McGill’s undergraduate Philosophy students voted on Friday in favour of creating an independent, accredited student association.
The Philosophy Students’ Association (PSA), which represents all undergraduate students in the department, currently exists under the Arts Undergraduate Society (AUS). The PSA started the process of accreditation in October 2012 to gain more control over its finances.
In February, the PSA finalized the first step of the accreditation process – incorporation – when it created an independent bank account.
Following incorporation, the PSA was required to hold a vote in which Philosophy students would decide whether they wished to accredit the PSA.

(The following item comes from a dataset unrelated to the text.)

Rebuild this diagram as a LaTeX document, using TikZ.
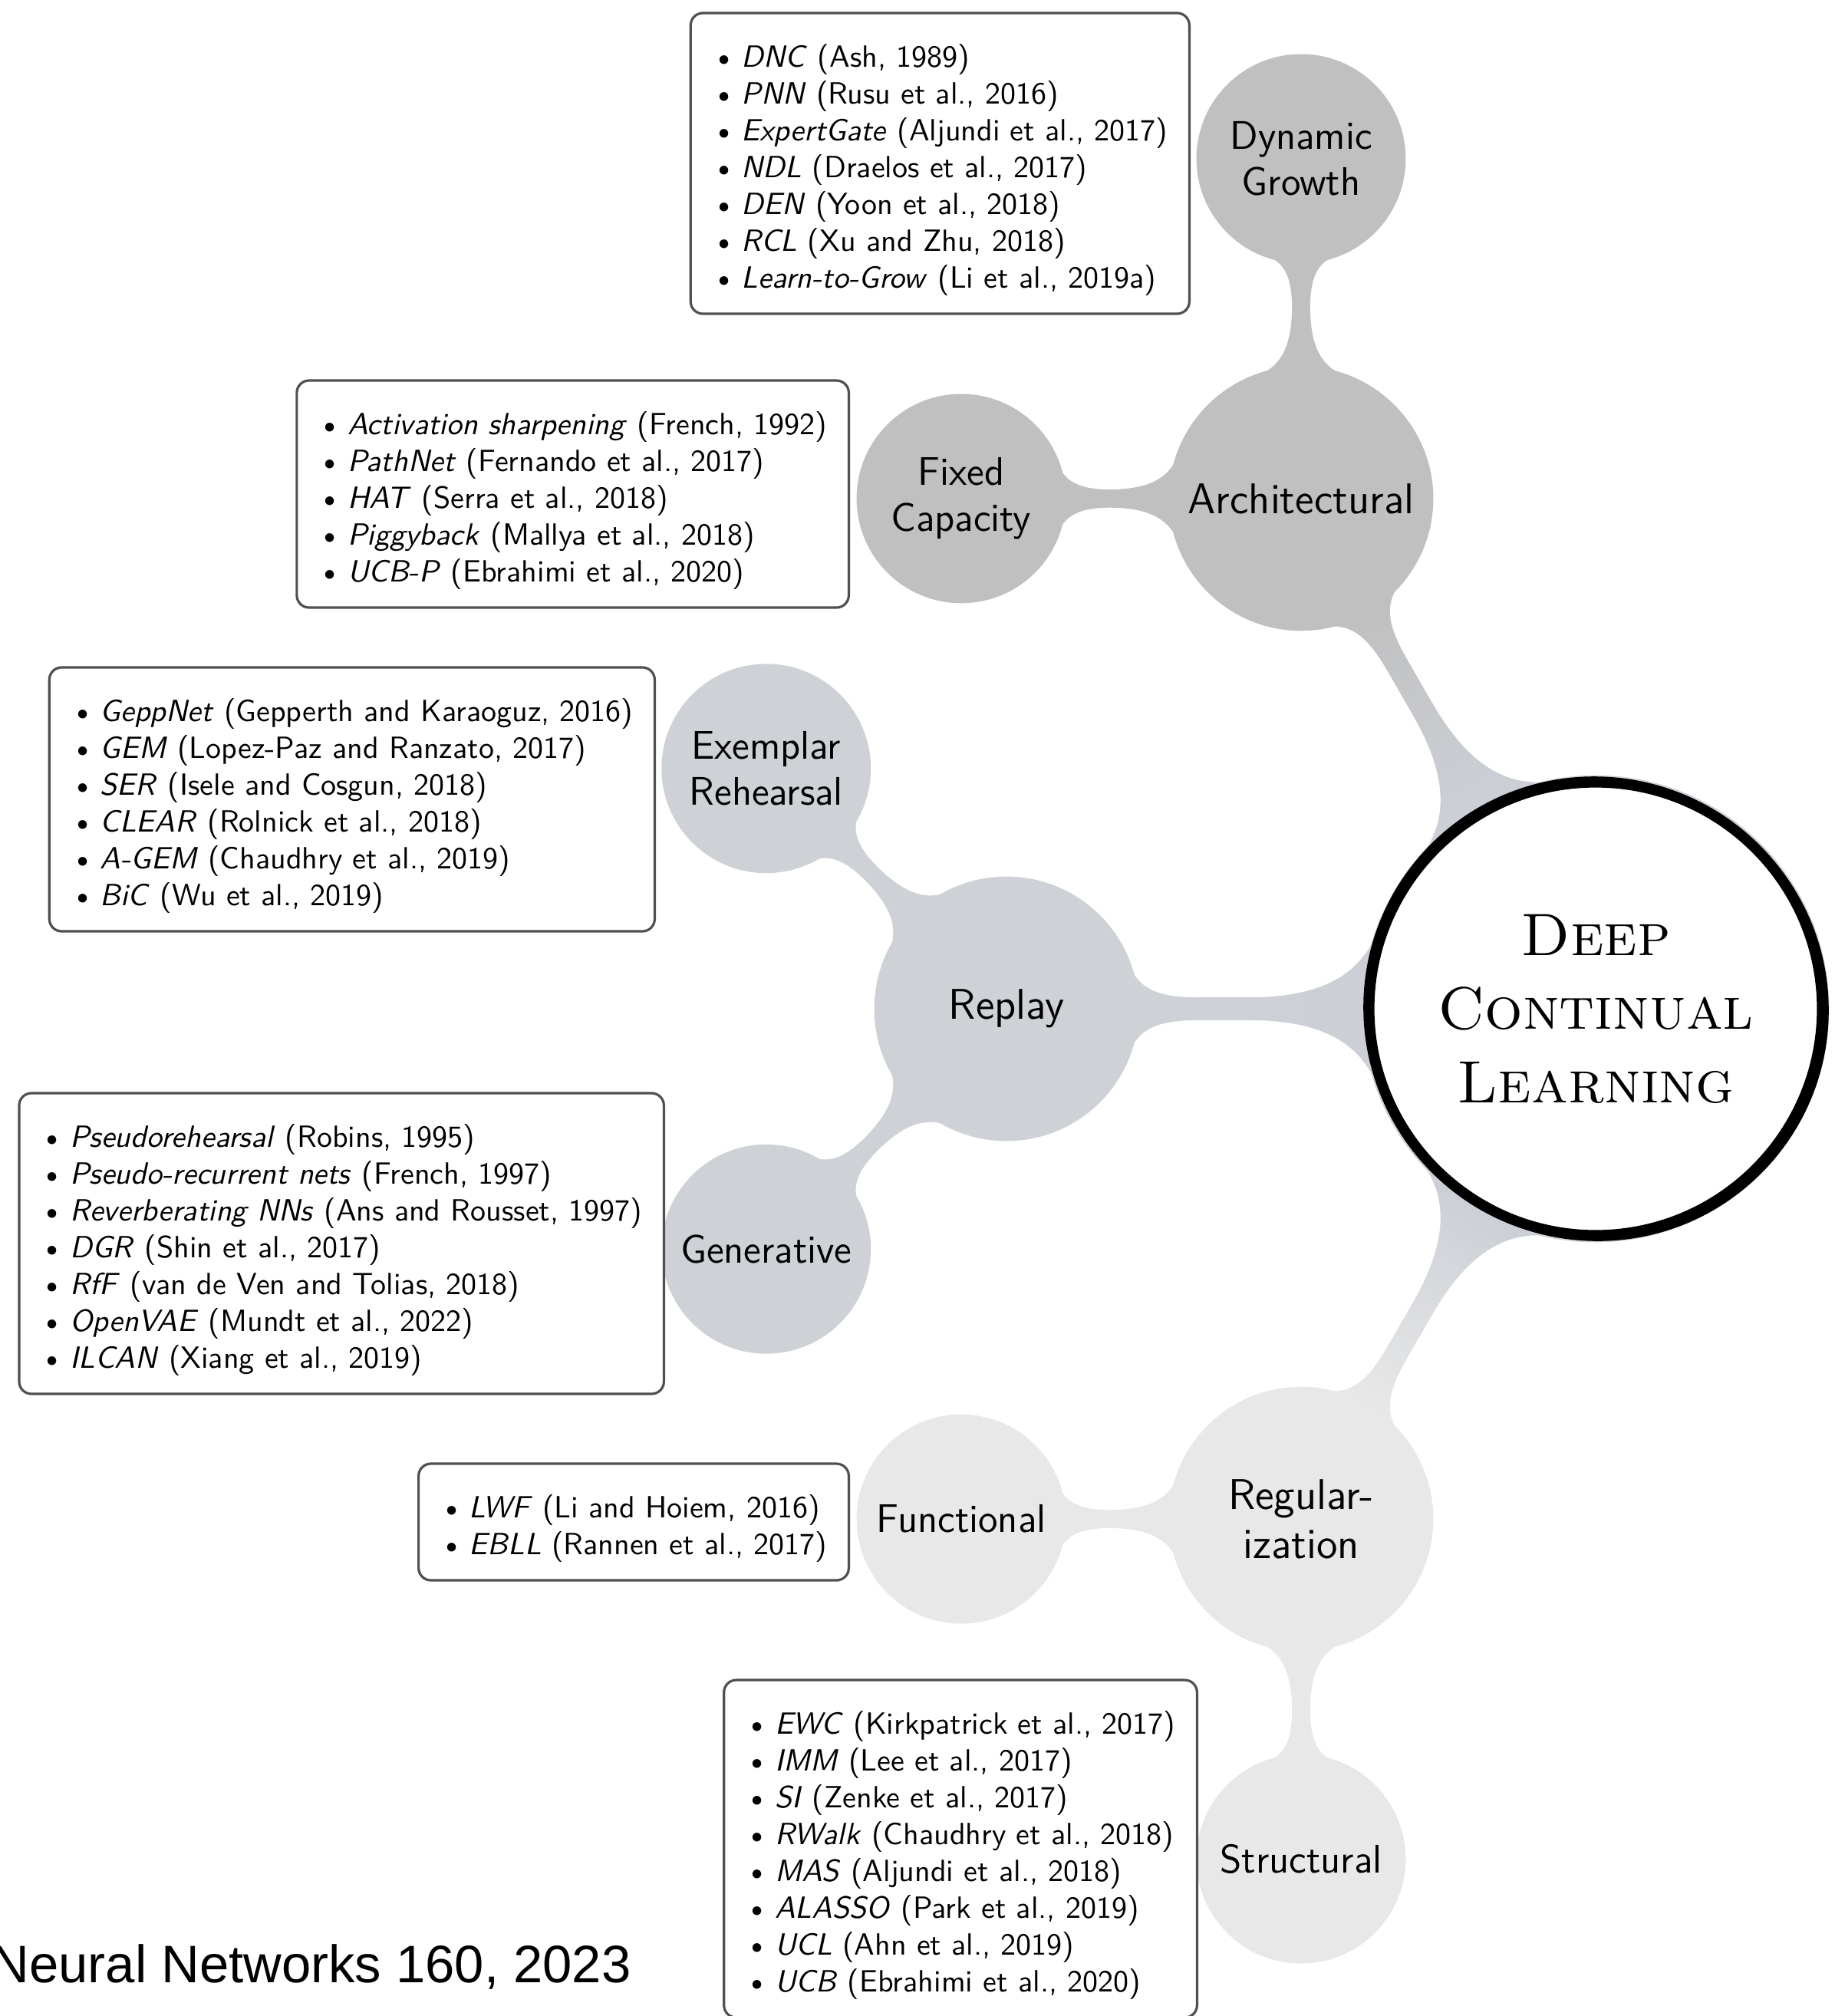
\documentclass[tikz,border=0pt]{standalone}
\usepackage{fontspec}
\newfontfamily\sourcefont{Liberation Sans}
\usetikzlibrary{mindmap}

\definecolor{rootgray}{RGB}{204,208,214}
\definecolor{archgray}{RGB}{192,192,192}
\definecolor{replaygray}{RGB}{206,209,214}
\definecolor{reggray}{RGB}{232,232,232}
\definecolor{boxline}{RGB}{80,80,80}

% one entry of a reference list: method name in italics, then the citation
\newcommand\litem[2]{{\rmfamily\textbullet}\hspace{1.8pt}\textit{#1} (#2)}
% taller first line, so the list sits a little low in its frame
\newcommand\firstline{\rule{0pt}{11.5pt}}

\begin{document}
\begin{tikzpicture}[x=0.25pt,y=0.25pt,
  refbox/.style={draw=boxline, line width=0.8pt, rounded corners=4pt, fill=white,
    align=left, inner xsep=7pt, inner ysep=6pt, anchor=east,
    font=\sffamily\fontsize{10}{12}\selectfont},
  cpt/.style={concept, text width=, inner sep=0pt, align=center, text=black},
  lvone/.style={cpt, minimum size=85pt, font=\sffamily\fontsize{14}{16}\selectfont},
  lvtwo/.style={cpt, minimum size=67pt, font=\sffamily\fontsize{13}{15}\selectfont},
]
\useasboundingbox (0,0) rectangle (2392,-2628);

% the mind map: root, three families, six sub-families
\path[mindmap, concept color=rootgray, text=black,
      level 1/.append style={level distance=192pt, sibling distance=0pt},
      level 2/.append style={level distance=110.75pt, sibling distance=0pt}]
  node[cpt, minimum size=151pt, fill=white,
       font=\rmfamily\scshape\fontsize{19.5}{24}\selectfont] (root) at (2080,-1315)
       {Deep\\Continual\\Learning}
  child[grow=120, concept color=archgray] {
    node[lvone] (arch) {Architectural}
    child[grow=90]  { node[lvtwo] (dyn) {Dynamic\\Growth} }
    child[grow=180] { node[lvtwo] (fix) {Fixed\\Capacity} }
  }
  child[grow=180, concept color=replaygray] {
    node[lvone] (rep) {Replay}
    child[grow=135] { node[lvtwo] (exe) {Exemplar\\Rehearsal} }
    child[grow=225] { node[lvtwo] (gen) {Generative} }
  }
  child[grow=240, concept color=reggray] {
    node[lvone] (reg) {Regular-\\ization}
    child[grow=180] { node[lvtwo] (fun) {Functional} }
    child[grow=270] { node[lvtwo] (str) {Structural} }
  };

% heavy pen outline of the root
\draw[line width=3.4pt] (root.center) circle[radius=73.8pt];
\draw[line width=1.6pt] ([shift={(3,-2)}]root.center) circle[radius=74.4pt];
\draw[line width=1.2pt] ([shift={(-2,2)}]root.center) circle[radius=74.6pt];

% reference lists
\node[refbox] (lDyn) at (1552,-213) {%
  \firstline\litem{DNC}{Ash, 1989}\\
  \litem{PNN}{Rusu et al., 2016}\\
  \litem{ExpertGate}{Aljundi et al., 2017}\\
  \litem{NDL}{Draelos et al., 2017}\\
  \litem{DEN}{Yoon et al., 2018}\\
  \litem{RCL}{Xu and Zhu, 2018}\\
  \litem{Learn-to-Grow}{Li et al., 2019a}};

\node[refbox] (lFix) at (1108,-644) {%
  \firstline\litem{Activation sharpening}{French, 1992}\\
  \litem{PathNet}{Fernando et al., 2017}\\
  \litem{HAT}{Serra et al., 2018}\\
  \litem{Piggyback}{Mallya et al., 2018}\\
  \litem{UCB-P}{Ebrahimi et al., 2020}};

\node[refbox] (lExe) at (855,-1042) {%
  \firstline\litem{GeppNet}{Gepperth and Karaoguz, 2016}\\
  \litem{GEM}{Lopez-Paz and Ranzato, 2017}\\
  \litem{SER}{Isele and Cosgun, 2018}\\
  \litem{CLEAR}{Rolnick et al., 2018}\\
  \litem{A-GEM}{Chaudhry et al., 2019}\\
  \litem{BiC}{Wu et al., 2019}};

\node[refbox] (lGen) at (867,-1621) {%
  \firstline\litem{Pseudorehearsal}{Robins, 1995}\\
  \litem{Pseudo-recurrent nets}{French, 1997}\\
  \litem{Reverberating NNs}{Ans and Rousset, 1997}\\
  \litem{DGR}{Shin et al., 2017}\\
  \litem{RfF}{van de Ven and Tolias, 2018}\\
  \litem{OpenVAE}{Mundt et al., 2022}\\
  \litem{ILCAN}{Xiang et al., 2019}};

\node[refbox] (lFun) at (1108,-1984) {%
  \firstline\litem{LWF}{Li and Hoiem, 2016}\\
  \litem{EBLL}{Rannen et al., 2017}};

\node[refbox] (lStr) at (1562,-2410) {%
  \firstline\litem{EWC}{Kirkpatrick et al., 2017}\\
  \litem{IMM}{Lee et al., 2017}\\
  \litem{SI}{Zenke et al., 2017}\\
  \litem{RWalk}{Chaudhry et al., 2018}\\
  \litem{MAS}{Aljundi et al., 2018}\\
  \litem{ALASSO}{Park et al., 2019}\\
  \litem{UCL}{Ahn et al., 2019}\\
  \litem{UCB}{Ebrahimi et al., 2020}};

% source line
\node[anchor=base west, inner sep=0pt, font=\sourcefont\fontsize{17.2}{20}\selectfont]
  (src) at (-12,-2584) {Neural Networks 160, 2023};
\end{tikzpicture}
\end{document}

After a week of voting, the PSA announced on Friday that it received enough “yes” votes to continue with the process. The provincial government requires student associations to receive a “yes” vote from at least 25 per cent of its constituents; the PSA needed 92 students to vote in favour.
According to PSA President Jonathan Wald, the final vote count was of 107 votes total, with 105 “yes” votes and two “no” votes.
Until the provincial government approves the voting procedure, the results will be unofficial.
“We are not accredited yet; the Quebec government still needs to give its approval on everything, make sure that everything was done in accordance to their students, it will be, of course, official as of that moment,” said Wald.
The votes were counted on Friday at 5 p.m., after which the PSA sent emails to different campus groups to deliver the news.
“We alerted the AUS, SSMU, and the McGill administration that the vote has taken place and the results of that vote just to start that discussion,” said Wald.
AUS VP Internal Justin Fletcher told The Daily that the AUS has yet to discuss the issue, and will wait until the decision is official before they discuss their relationship with the PSA.
However, he did say that, “it is important that we respect that their students voted for it and it’s something they have been working hard on all year.”
The next step for the PSA, if the provincial government approves the vote, is to hold a GA in which students will create a constitution for the organization.
“The next step for us is to be holding a general assembly, which we are tentatively going to say is in two weeks, and that would be setting our fee and approving a constitution,” Wald said.